Technological Hail Marys.

“There is something increasingly desperate about placing more faith in technological cleverness when it is the unrelenting desire to command the natural world that has brought us to this point.”—Clive Hamilton

  • Aerosol can spraying Earth

    Stratospheric Aerosol Injection

    The Plan: Release sunlight-blocking sulfate aerosols into the stratosphere with the aim of replicating the temporary drop of 0.6 degrees Celsius in global surface temperatures caused by the 1991 eruption of Mount Pinatubo.

    The Cost: At about $18 billion per year for each degree Celsius of warming avoided, many geoengineers consider this the most affordable and realistic prospect, although it would result in changed weather patterns, such as reduced rainfall.

  • Hand mirror with a sun inside

    Atmospheric Mirror

    The Plan: Float sixteen trillion small mirrored disks in orbit a million miles above the earth’s surface, creating a reflective but permeable sheath around the planet.

    The Cost: To surround the globe, engineers would need to fire missiles with stacks of 800,000 disks every five minutes for ten years, at an estimated cost of around a trillion dollars.

  • A yellow and orange flame above three green trees

    Bioenergy with Carbon Capture and Storage

    The Plan: Cultivate trees in order to draw CO2 out of the atmosphere, then harvest and burn them for fuel at specially designed power plants that capture released carbon and store it underground.

    The Cost:Each gigaton of stored CO2 would require up to 700 million hectares of land, reducing the amount available for agriculture and preservation.

  • Boat spraying upward into a cloud

    Marine Cloud Brightening

    The Plan: Create a reflective cloud cover by spraying seawater from land or via thousands of robotic boats at the rate of ten cubic meters per second. The liquid evaporates quickly, leaving behind salt particles.

    The Cost:At an estimated $100 million to $200 million per year, the price would be less than that of the annual UN Climate Change Conference. However, saltier clouds would reduce global mean precipitation, threatening resource-rich rainforests.

  • Three drones above three clouds

    Earth Radiation Management

    The Plan: Use cloud-seeding drones to thin out high-altitude cirrus clouds, which trap thermal radiation released by the earth’s surface. With fewer of these clouds in the way, more of the earth’s heat would dissipate into space.

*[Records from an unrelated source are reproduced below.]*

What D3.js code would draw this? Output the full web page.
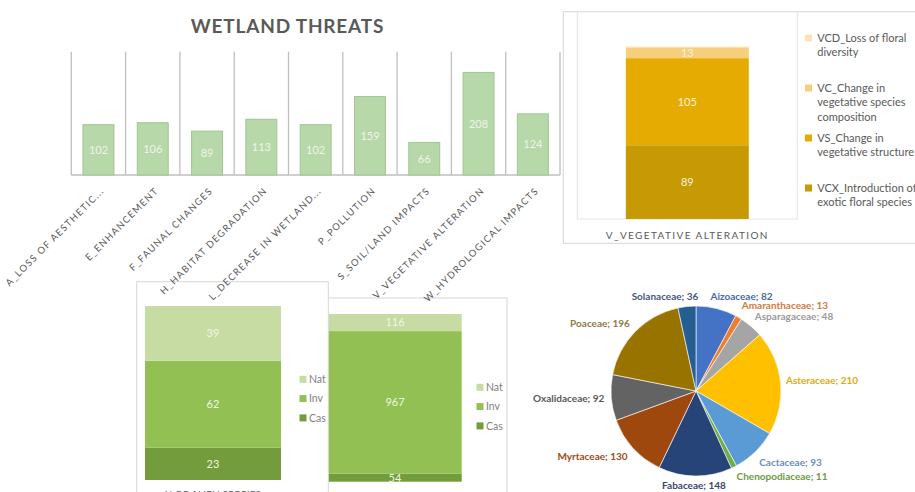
<!DOCTYPE html>
<html>
<head>
<meta charset="utf-8">
<script src="https://cdn.jsdelivr.net/npm/d3@7"></script>
<style>
  html, body { margin: 0; padding: 0; background: #fff; overflow: hidden; }
  svg { display: block; font-family: Lato, "Open Sans", sans-serif; }
</style>
</head>
<body>
<svg id="chart" width="915" height="492"></svg>
<script>
// ---- data ----
const threatCategories = [
  "A_LOSS OF AESTHETIC...", "E_ENHANCEMENT", "F_FAUNAL CHANGES",
  "H_HABITAT DEGRADATION", "L_DECREASE IN WETLAND...", "P_POLLUTION",
  "S_SOIL/LAND IMPACTS", "V_VEGETATIVE ALTERATION", "W_HYDROLOGICAL IMPACTS"
];
const threatCounts = [102, 106, 89, 113, 102, 159, 66, 208, 124];

const vegCategory = "V_VEGETATIVE ALTERATION";
const vegKeys = ["VCX", "VS", "VC", "VCD"];            // stacked bottom to top
const vegCounts = [89, 105, 13, 1];
const vegLegendLines = [                               // legend order, top to bottom
  ["VCD_Loss of floral", "diversity"],
  ["VC_Change in", "vegetative species", "composition"],
  ["VS_Change in", "vegetative structure"],
  ["VCX_Introduction of", "exotic floral species"]
];

const statusKeys = ["Cas", "Inv", "Nat"];              // stacked bottom to top
const alienSpeciesCounts = [23, 62, 39];
const alienRecordCounts = [54, 967, 116];
const alienCategories = ["N OF ALIEN SPECIES", "N OF RECORDS"];

const families = ["Aizoaceae", "Amaranthaceae", "Asparagaceae", "Asteraceae", "Cactaceae",
  "Chenopodiaceae", "Fabaceae", "Myrtaceae", "Oxalidaceae", "Poaceae", "Solanaceae"];
const familyCounts = [82, 13, 48, 210, 93, 11, 148, 130, 92, 196, 36];

// ---- styles ----
const textGray = "#595959";
const gridGray = "#bfbfbf";
const vegColors = { VCX: "#c79a05", VS: "#e6ab03", VC: "#f5cf7c", VCD: "#fbe3b4" };
const statusColors = { Cas: "#739c3c", Inv: "#93c052", Nat: "#c6dca3" };
const pieColors = ["#4472c4", "#ed7d31", "#a5a5a5", "#ffc000", "#5b9bd5", "#70ad47",
  "#264478", "#9e480e", "#636363", "#997300", "#255e91"];
const pieLabelColors = ["#4a69a8", "#d27a3e", "#9a9a9a", "#e3a90f", "#6a8ec0", "#6a9c40",
  "#3a4868", "#9a4b20", "#595959", "#8c7c44", "#46587a"];

const svg = d3.select("#chart");

// ================= WETLAND THREATS =================
const main = svg.append("g");
const x = d3.scaleBand().domain(threatCategories).range([71.3, 560]).padding(0);
const y = d3.scaleLinear().domain([0, 250]).range([175, 51.7]);

main.append("text")
  .attr("x", 287.5).attr("y", 33)
  .attr("text-anchor", "middle")
  .attr("font-size", 19).attr("font-weight", 700)
  .attr("letter-spacing", 0.8)
  .attr("fill", textGray)
  .text("WETLAND THREATS");

// vertical separators between categories
const bounds = d3.range(threatCategories.length + 1).map(i => x.range()[0] + i * x.step());
main.selectAll("line.sep").data(bounds).join("line")
  .attr("class", "sep")
  .attr("x1", d => d).attr("x2", d => d)
  .attr("y1", y(250)).attr("y2", y(0))
  .attr("stroke", gridGray).attr("stroke-width", 1.3);
main.append("line")
  .attr("x1", x.range()[0]).attr("x2", x.range()[1])
  .attr("y1", y(0)).attr("y2", y(0))
  .attr("stroke", gridGray).attr("stroke-width", 1.3);

const barW = x.step() * 0.57;
const threatRows = threatCategories.map((c, i) => ({ c, v: threatCounts[i] }));
main.selectAll("rect.bar").data(threatRows).join("rect")
  .attr("class", "bar")
  .attr("x", d => x(d.c) + (x.bandwidth() - barW) / 2)
  .attr("y", d => y(d.v))
  .attr("width", barW)
  .attr("height", d => y(0) - y(d.v))
  .attr("fill", "#b7d8a8")
  .attr("stroke", "#a3c493").attr("stroke-width", 1);
main.selectAll("text.val").data(threatRows).join("text")
  .attr("class", "val")
  .attr("x", d => x(d.c) + x.bandwidth() / 2)
  .attr("y", d => (y(d.v) + y(0)) / 2)
  .attr("dy", "0.35em")
  .attr("text-anchor", "middle")
  .attr("font-size", 11)
  .attr("fill", "#eef5e8")
  .text(d => d.v);

// ================= V_VEGETATIVE ALTERATION panel =================
const vp = svg.append("g");
vp.append("rect").attr("x", 563.3).attr("y", 11.7).attr("width", 400).attr("height", 231.6)
  .attr("fill", "#fff").attr("stroke", "#d6d6d6").attr("stroke-width", 1);
vp.append("rect").attr("x", 577.3).attr("y", 11.7).attr("width", 220).attr("height", 207.3)
  .attr("fill", "none").attr("stroke", "#e4e4e4").attr("stroke-width", 1);

const vx = d3.scaleBand().domain([vegCategory]).range([577.3, 797.3]).padding(0.283);
const vy = d3.scaleLinear().domain([0, 250]).range([219, 11.7]);
const vegRow = {}; vegKeys.forEach((k, i) => vegRow[k] = vegCounts[i]);
const vegStack = d3.stack().keys(vegKeys)([vegRow]);

vp.selectAll("rect.seg").data(vegStack).join("rect")
  .attr("class", "seg")
  .attr("x", vx(vegCategory))
  .attr("width", vx.bandwidth())
  .attr("y", d => vy(d[0][1]))
  .attr("height", d => vy(d[0][0]) - vy(d[0][1]))
  .attr("fill", d => vegColors[d.key]);
vp.selectAll("text.seglab").data(vegStack.filter(d => d[0][1] - d[0][0] >= 5)).join("text")
  .attr("class", "seglab")
  .attr("x", vx(vegCategory) + vx.bandwidth() / 2)
  .attr("y", d => (vy(d[0][0]) + vy(d[0][1])) / 2)
  .attr("dy", "0.35em")
  .attr("text-anchor", "middle")
  .attr("font-size", 11)
  .attr("fill", "#fbf3dc")
  .text(d => d[0][1] - d[0][0]);

const vAxis = vp.append("g").attr("transform", `translate(0,${vy(0)})`)
  .call(d3.axisBottom(vx).tickSize(0).tickPadding(13));
vAxis.select(".domain").remove();
vAxis.selectAll("text")
  .attr("font-family", "Lato, sans-serif")
  .attr("font-size", 10).attr("letter-spacing", 1.4)
  .attr("fill", textGray);

const legendKeys = ["VCD", "VC", "VS", "VCX"];
const vLeg = vp.selectAll("g.leg").data(legendKeys).join("g")
  .attr("class", "leg")
  .attr("transform", (d, i) => `translate(805,${38 + i * 50})`);
vLeg.append("rect").attr("x", 0).attr("y", -3.5).attr("width", 7).attr("height", 7)
  .attr("fill", d => vegColors[d]);
vLeg.each(function (d, i) {
  d3.select(this).selectAll("text").data(vegLegendLines[i]).join("text")
    .attr("x", 12.3).attr("y", (t, j) => j * 14.6)
    .attr("dy", "0.35em")
    .attr("font-size", 11).attr("fill", textGray)
    .text(t => t);
});

// ================= Alien species status panels =================
const ap = svg.append("g");

function statusChart(g, counts, category, xr, yr, legX, legY) {
  const bx = d3.scaleBand().domain([category]).range(xr).padding(0);
  const total = d3.sum(counts);
  const by = d3.scaleLinear().domain([0, total]).range(yr);
  const row = {}; statusKeys.forEach((k, i) => row[k] = counts[i]);
  const st = d3.stack().keys(statusKeys)([row]);
  g.selectAll("rect.s").data(st).join("rect")
    .attr("class", "s")
    .attr("x", bx(category)).attr("width", bx.bandwidth())
    .attr("y", d => by(d[0][1]))
    .attr("height", d => by(d[0][0]) - by(d[0][1]))
    .attr("fill", d => statusColors[d.key]);
  g.selectAll("text.sl").data(st).join("text")
    .attr("class", "sl")
    .attr("x", bx(category) + bx.bandwidth() / 2)
    .attr("y", d => (by(d[0][0]) + by(d[0][1])) / 2)
    .attr("dy", "0.35em")
    .attr("text-anchor", "middle")
    .attr("font-size", 11).attr("fill", "#f1f6e6")
    .text(d => d[0][1] - d[0][0]);
  const ax = g.append("g").attr("transform", `translate(0,${yr[0]})`)
    .call(d3.axisBottom(bx).tickSize(0).tickPadding(11));
  ax.select(".domain").remove();
  ax.selectAll("text")
    .attr("font-family", "Lato, sans-serif")
    .attr("font-size", 9.5).attr("letter-spacing", 0.4)
    .attr("fill", textGray);
  const lg = g.selectAll("g.lg").data(statusKeys.slice().reverse()).join("g")
    .attr("class", "lg")
    .attr("transform", (d, i) => `translate(${legX},${legY + i * 19.3})`);
  lg.append("rect").attr("x", 0).attr("y", -3.5).attr("width", 7).attr("height", 7)
    .attr("fill", d => statusColors[d]);
  lg.append("text").attr("x", 9.5).attr("dy", "0.35em")
    .attr("font-size", 10.5).attr("fill", "#7f7f7f")
    .text(d => d);
}

const panelB = ap.append("g");
panelB.append("rect").attr("x", 318).attr("y", 298).attr("width", 189).attr("height", 210)
  .attr("fill", "#fff").attr("stroke", "#d6d6d6");
statusChart(panelB, alienRecordCounts, alienCategories[1], [328.3, 461.7], [481.7, 314], 476.5, 387.3);

const panelA = ap.append("g");
panelA.append("rect").attr("x", 136.7).attr("y", 281.7).attr("width", 191.6).attr("height", 226)
  .attr("fill", "#fff").attr("stroke", "#d6d6d6");
statusChart(panelA, alienSpeciesCounts, alienCategories[0], [145, 281], [480, 306], 299.5, 379.3);

// category labels of the threats chart, drawn last
const xAxis = main.append("g").attr("transform", `translate(0,${y(0)})`)
  .call(d3.axisBottom(x).tickSize(0));
xAxis.select(".domain").remove();
xAxis.selectAll("text")
  .attr("x", 0).attr("y", 0).attr("dy", "0.35em")
  .attr("text-anchor", "end")
  .attr("transform", "translate(4,14) rotate(-45)")
  .attr("font-family", "Lato, sans-serif")
  .attr("font-size", 9.5).attr("letter-spacing", 1.25)
  .attr("fill", textGray);
main.raise();

// ================= Plant families pie =================
const pg = svg.append("g").attr("transform", "translate(696,391)");
const pie = d3.pie().sort(null).value(d => d.v);
const arc = d3.arc().innerRadius(0).outerRadius(85);
const famRows = families.map((f, i) => ({ f, v: familyCounts[i], i }));
const arcs = pie(famRows);
pg.selectAll("path").data(arcs).join("path")
  .attr("d", arc)
  .attr("fill", d => pieColors[d.data.i])
  .attr("stroke", "#fff").attr("stroke-width", 0.6);

// label anchors around the pie (offsets from its centre)
const pieLabelOffsets = [
  [45.5, -95], [89, -85.3], [98, -74.6], [126, -10.3], [94.5, 71], [86, 85.7],
  [-2, 94.7], [-103.5, 65.7], [-127.3, 7.3], [-96, -67.7], [-31, -95]
];
pg.selectAll("text").data(arcs).join("text")
  .attr("x", d => pieLabelOffsets[d.data.i][0])
  .attr("y", d => pieLabelOffsets[d.data.i][1])
  .attr("dy", "0.35em")
  .attr("text-anchor", "middle")
  .attr("font-size", 10).attr("font-weight", 700)
  .attr("fill", d => pieLabelColors[d.data.i])
  .text(d => `${d.data.f}; ${d.data.v}`);
</script>
</body>
</html>
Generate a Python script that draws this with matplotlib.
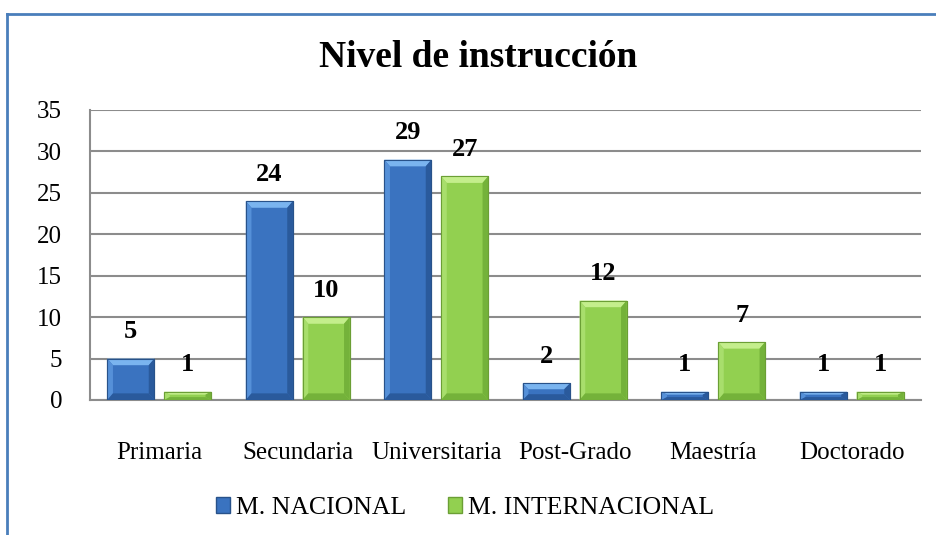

    The Cost: Although the 140 tons of bismuth triiodide required to seed the troposphere would cost only $19 million per year, the process could worsen floods and droughts for up to 65 percent of the global population.

  • Forest of green trees

    Reforestation

    The Plan: Allow degraded forests to revert to their natural states. The World Resources Institute estimates that reforesting 2.2 billion acres, or 6 percent of the earth’s surface area, would capture two-thirds of man-made carbon emissions.

    The Cost: The method relies on poor nations drastically reducing their available agricultural land, which would increase food prices and hunger. The incentives to forestry managers could cost over $280 per ton of CO2, or almost $1.7 trillion in total.

  • Vacuum cleaner above a cloud

    Direct Air Capture

    The Plan: Remove carbon from the air by means of machines fitted with solid sorbent filters, which trap CO2 molecules by chemically binding with them.

    The Cost: At anywhere from $100 to $230 per metric ton of CO2 removed, the process currently depends on the use of fossil fuels. A 2019 study predicted that a full-scale rollout of DAC machines would consume a quarter of global energy in 2021.

  • Plane spraying the ocean while the sun is shining

    Ocean Fertilization

    The Plan: Dump iron or urea into seawater to stimulate the growth of phytoplankton, which absorbs atmospheric CO2 through photosynthesis and organically sequesters the carbon by sinking to the ocean floor when it dies.

    The Cost: Ocean macronutrient fertilization could cost as little as $20 per ton of CO2 sequestered, but uncontrolled algae growth would disrupt the marine food chain and deplete deep-ocean oxygen.